Creo que fue Azorín (si la memoria no me traiciona) quien dijo que muchas de las obras teatrales de Lope de Vega están “hechas maravillosamente de nada”. Lo dijo, es evidente, con elogio, queriendo poner de manifiesto la maestría verbal de un autor que, a base de palabras, consigue en quienes leen o escuchan sus obras la máxima atención. He recordado esa paradójica sentencia al leer Un viaje frustrado, de mi admiradísimo Josep Pla, porque creo que su mecanismo esencial obedece a un criterio idéntico: lo que el prosista de Palafrugell hace es, más o menos, lo mismo. Y también yo lo digo con elogio.
En síntesis, Pla nos cuenta cómo acompaña a su admirado Hermós (su nombre es Sebastià Puig) en su bote, para dirigirse con él a Francia, bordeando la costa catalana. Hermós es “un hombre singular, como pocos hay en este mundo” (p.26), con el que Pla afirma haberse tomado “cuatro o cinco mil sardinas fresquísimas” (p.28); y que despliega ideas de lo más sorprendente: está convencido de que la Tierra es plana, que a veces la luna se retrasa con respecto al horario previsto o que “las dos cosas más graciosas de este mundo son saber tocar la guitarra y hacer trabajar a los demás” (p.94). Todo ocurre en septiembre de 1918, cuando la Primera Guerra Mundial aún se encuentra activa y, por tanto, los asuntos relativos a las fronteras resultan arduos, sobre todo para quienes, como ellos, carecen de todo tipo de papeles.
¿Y qué ocurre durante ese viaje? Pues, desde el punto de vista novelístico, no ocurre absolutamente nada; pero ocurre la vida. Josep Pla se complace en contar qué vientos actúan sobre la embarcación, qué velocidad o empuje despliegan las olas, qué características presentan los paisajes marítimos y terrestres que van contemplando, cómo son los marineros o taberneros con quienes alternan durante esos días, a qué saben o cómo confeccionan los diversos alimentos que van tomando… Esa crónica minuciosa, pequeñita, conmovedoramente humana, es lo que deja en nuestros ojos esta narración, junto a algunas frases que conviene subrayar para no olvidarlas (“Tal vez lo más estúpido de la vida es la tendencia permanente a olvidar nuestra propia nulidad, nuestra indescriptible, intrínseca memez”. “La cultura es una forma enfermiza de la vida”).

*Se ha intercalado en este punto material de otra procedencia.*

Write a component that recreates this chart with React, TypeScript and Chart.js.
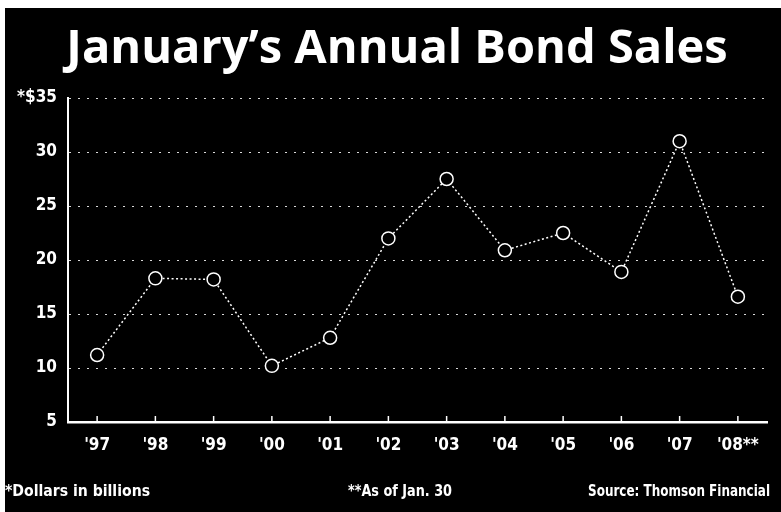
import React, { useEffect, useRef } from "react";
import { Chart, registerables } from "chart.js";

Chart.register(...registerables);

const categories = ["'97", "'98", "'99", "'00", "'01", "'02", "'03", "'04", "'05", "'06", "'07", "'08**"];
const bondSales = [11.2, 18.3, 18.2, 10.2, 12.8, 22.0, 27.5, 20.9, 22.5, 18.9, 31.0, 16.6];
const yTicks = [5, 10, 15, 20, 25, 30, 35];
const yTopLabel = "*$35";
const titleText = "January\u2019s Annual Bond Sales";
const footLeft = "*Dollars in billions";
const footMid = "**As of Jan. 30";
const footRight = "Source: Thomson Financial";

const CONDENSED = "'Liberation Sans Narrow', 'DejaVu Sans Condensed', 'Open Sans', sans-serif";

const decorPlugin = {
  id: "decor",
  afterDraw(chart: any) {
    const ctx = chart.ctx;
    const x = chart.scales.x;
    const area = chart.chartArea;
    ctx.save();
    // upward tick marks on x axis
    ctx.strokeStyle = "#fff";
    ctx.lineWidth = 1.5;
    categories.forEach((_, i) => {
      const px = x.getPixelForValue(i);
      ctx.beginPath();
      ctx.moveTo(px, area.bottom);
      ctx.lineTo(px, area.bottom - 6);
      ctx.stroke();
    });
    // title
    ctx.fillStyle = "#fff";
    ctx.font = "bold 47px 'Open Sans', sans-serif";
    ctx.textAlign = "center";
    ctx.textBaseline = "alphabetic";
    ctx.fillText(titleText, 392, 55);
    // footer
    ctx.font = "bold 16px " + CONDENSED;
    ctx.textBaseline = "middle";
    ctx.textAlign = "left";
    ctx.fillText(footLeft, 0, 484, 145);
    ctx.fillText(footMid, 343, 484, 104);
    ctx.textAlign = "right";
    ctx.fillText(footRight, 765, 484, 182);
    ctx.restore();
  },
};

export default function App() {
  const ref = useRef<HTMLCanvasElement | null>(null);
  useEffect(() => {
    if (!ref.current) return;
    const chart = new Chart(ref.current, {
      type: "line",
      data: {
        labels: categories,
        datasets: [
          {
            data: bondSales,
            borderColor: "#fff",
            borderWidth: 1.5,
            borderDash: [2, 2.5],
            tension: 0,
            pointRadius: 6.5,
            pointBorderWidth: 1.5,
            pointBackgroundColor: "#000",
            pointBorderColor: "#fff",
          },
        ],
      },
      options: {
        responsive: false,
        animation: false,
        layout: { padding: { top: 90, right: 14, bottom: 50, left: 0 } },
        plugins: { legend: { display: false }, title: { display: false }, tooltip: { enabled: false } },
        scales: {
          x: {
            offset: true,
            grid: { display: false, offset: false },
            border: { display: true, color: "#fff", width: 2.5 },
            ticks: {
              color: "#fff",
              padding: 5,
              font: { family: CONDENSED, size: 17, weight: "bold" },
              maxRotation: 0,
              autoSkip: false,
            },
            afterFit: (s: any) => {
              s.height = 40;
            },
          },
          y: {
            min: 5,
            max: 35,
            afterBuildTicks: (s: any) => {
              s.ticks = yTicks.map((v) => ({ value: v }));
            },
            grid: {
              drawTicks: false,
              color: (c: any) => (c.tick && c.tick.value === 5 ? "rgba(0,0,0,0)" : "rgba(255,255,255,0.85)"),
              lineWidth: 1,
            },
            border: { display: true, color: "#fff", width: 2, dash: [2, 7] },
            ticks: {
              color: "#fff",
              padding: 11,
              font: { family: CONDENSED, size: 17, weight: "bold" },
              callback: (v: any) => (v === 35 ? yTopLabel : String(v)),
            },
            afterFit: (s: any) => {
              s.width = 63;
            },
          },
        },
      },
      plugins: [decorPlugin],
    });
    return () => chart.destroy();
  }, []);
  return (
    <div style={{ position: "fixed", left: 0, top: 0, width: 781, height: 512, background: "#fff" }}>
      <canvas
        ref={ref}
        width={776}
        height={504}
        style={{ position: "absolute", left: 5, top: 8, width: 776, height: 504, background: "#000" }}
      />
    </div>
  );
}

En suma, un libro contemplativo y delicioso, donde se nos intenta transmitir la idea de que resulta absurdo confundir lo primario con lo pobre o la sencillez con la precariedad, tanto desde el punto de vista literario como desde el humano.
Para un hombre que se limitó a poner adjetivos después de los sustantivos (eso le dijo, socarrón, a Joaquín Soler Serrano en una entrevista célebre), no se puede decir que esté nada mal.